Your task is to quote exactly the run of lines that starts at the line containing "Convert this chart to matplotlib code." and ends at the line containing "plt.rcParams['font.family'] = ['Liberation", including both.

**** Record extracts

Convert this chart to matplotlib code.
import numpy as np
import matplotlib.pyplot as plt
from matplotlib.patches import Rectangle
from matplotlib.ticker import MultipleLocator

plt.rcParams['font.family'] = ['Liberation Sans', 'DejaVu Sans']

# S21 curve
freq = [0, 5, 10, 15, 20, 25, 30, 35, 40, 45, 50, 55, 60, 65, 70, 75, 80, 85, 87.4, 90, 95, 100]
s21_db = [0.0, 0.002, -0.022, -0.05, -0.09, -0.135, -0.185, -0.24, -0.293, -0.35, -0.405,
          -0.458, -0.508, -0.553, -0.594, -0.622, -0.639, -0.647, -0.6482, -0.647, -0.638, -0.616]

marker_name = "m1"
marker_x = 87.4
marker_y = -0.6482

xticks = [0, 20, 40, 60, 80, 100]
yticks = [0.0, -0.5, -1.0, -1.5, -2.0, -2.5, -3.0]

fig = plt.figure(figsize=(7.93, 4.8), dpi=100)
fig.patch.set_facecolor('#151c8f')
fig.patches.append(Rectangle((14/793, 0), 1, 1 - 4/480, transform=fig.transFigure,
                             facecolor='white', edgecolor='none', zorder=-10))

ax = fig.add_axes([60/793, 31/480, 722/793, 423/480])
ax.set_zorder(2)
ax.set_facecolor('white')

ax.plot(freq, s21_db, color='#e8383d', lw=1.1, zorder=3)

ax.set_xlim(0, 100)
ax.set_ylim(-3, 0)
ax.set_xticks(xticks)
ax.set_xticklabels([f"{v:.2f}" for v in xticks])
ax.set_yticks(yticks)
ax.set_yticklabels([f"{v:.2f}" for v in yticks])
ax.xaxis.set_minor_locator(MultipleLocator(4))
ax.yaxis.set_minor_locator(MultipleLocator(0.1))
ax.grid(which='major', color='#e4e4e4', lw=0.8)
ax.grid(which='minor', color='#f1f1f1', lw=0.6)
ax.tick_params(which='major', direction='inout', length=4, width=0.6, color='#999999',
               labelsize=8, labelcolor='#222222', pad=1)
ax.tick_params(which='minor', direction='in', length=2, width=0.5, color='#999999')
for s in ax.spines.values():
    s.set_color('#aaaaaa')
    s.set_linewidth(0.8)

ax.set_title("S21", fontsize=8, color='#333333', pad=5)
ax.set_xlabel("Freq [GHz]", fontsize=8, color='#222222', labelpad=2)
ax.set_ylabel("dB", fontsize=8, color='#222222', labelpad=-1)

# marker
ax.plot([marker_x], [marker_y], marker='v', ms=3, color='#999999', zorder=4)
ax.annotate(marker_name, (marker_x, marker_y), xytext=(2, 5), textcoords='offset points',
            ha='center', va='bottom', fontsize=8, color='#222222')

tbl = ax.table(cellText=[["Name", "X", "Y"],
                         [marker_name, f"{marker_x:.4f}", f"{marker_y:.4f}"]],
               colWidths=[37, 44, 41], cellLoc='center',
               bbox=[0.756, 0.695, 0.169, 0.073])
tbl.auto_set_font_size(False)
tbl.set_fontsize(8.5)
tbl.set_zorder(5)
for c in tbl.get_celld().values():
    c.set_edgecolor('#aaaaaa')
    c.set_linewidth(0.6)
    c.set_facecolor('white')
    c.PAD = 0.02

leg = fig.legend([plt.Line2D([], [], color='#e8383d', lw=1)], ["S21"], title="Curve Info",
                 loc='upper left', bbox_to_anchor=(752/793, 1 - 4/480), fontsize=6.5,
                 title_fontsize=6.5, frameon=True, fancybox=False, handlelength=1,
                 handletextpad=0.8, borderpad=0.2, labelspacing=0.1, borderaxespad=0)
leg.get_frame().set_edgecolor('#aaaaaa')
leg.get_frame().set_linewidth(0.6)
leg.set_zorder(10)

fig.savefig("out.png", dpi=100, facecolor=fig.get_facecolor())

********
**** Record extracts

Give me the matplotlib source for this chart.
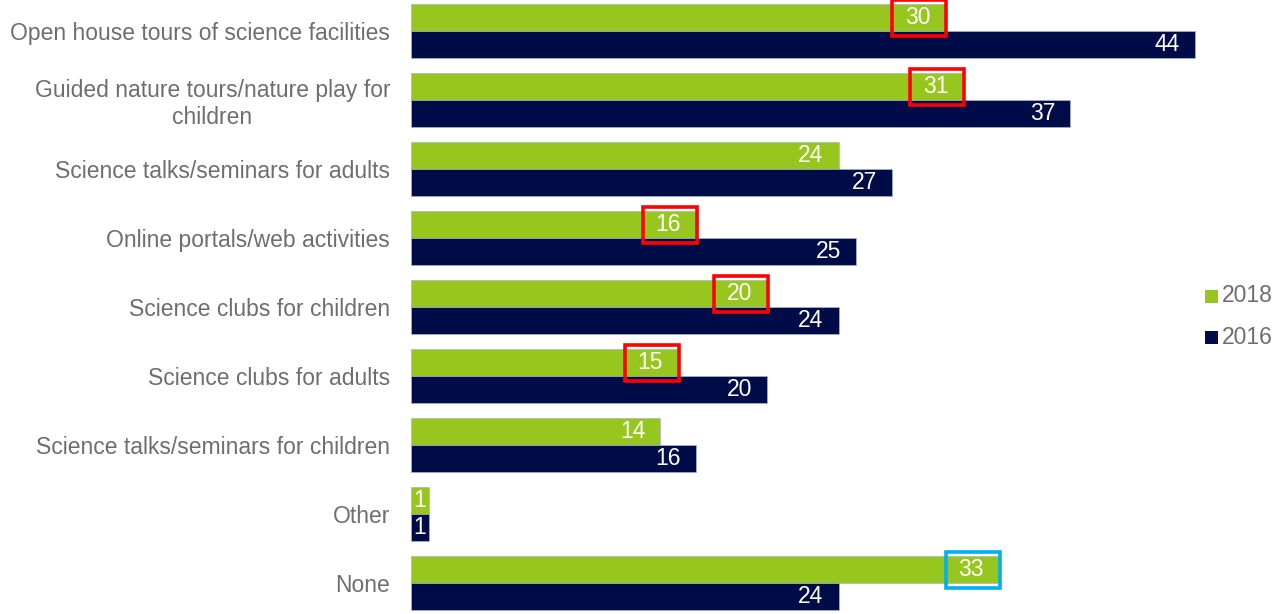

********

■ Full answer:
Convert this chart to matplotlib code.
import numpy as np
import matplotlib.pyplot as plt
from matplotlib.patches import Rectangle
from matplotlib.ticker import MultipleLocator

plt.rcParams['font.family'] = ['Liberation Sans', 'DejaVu Sans']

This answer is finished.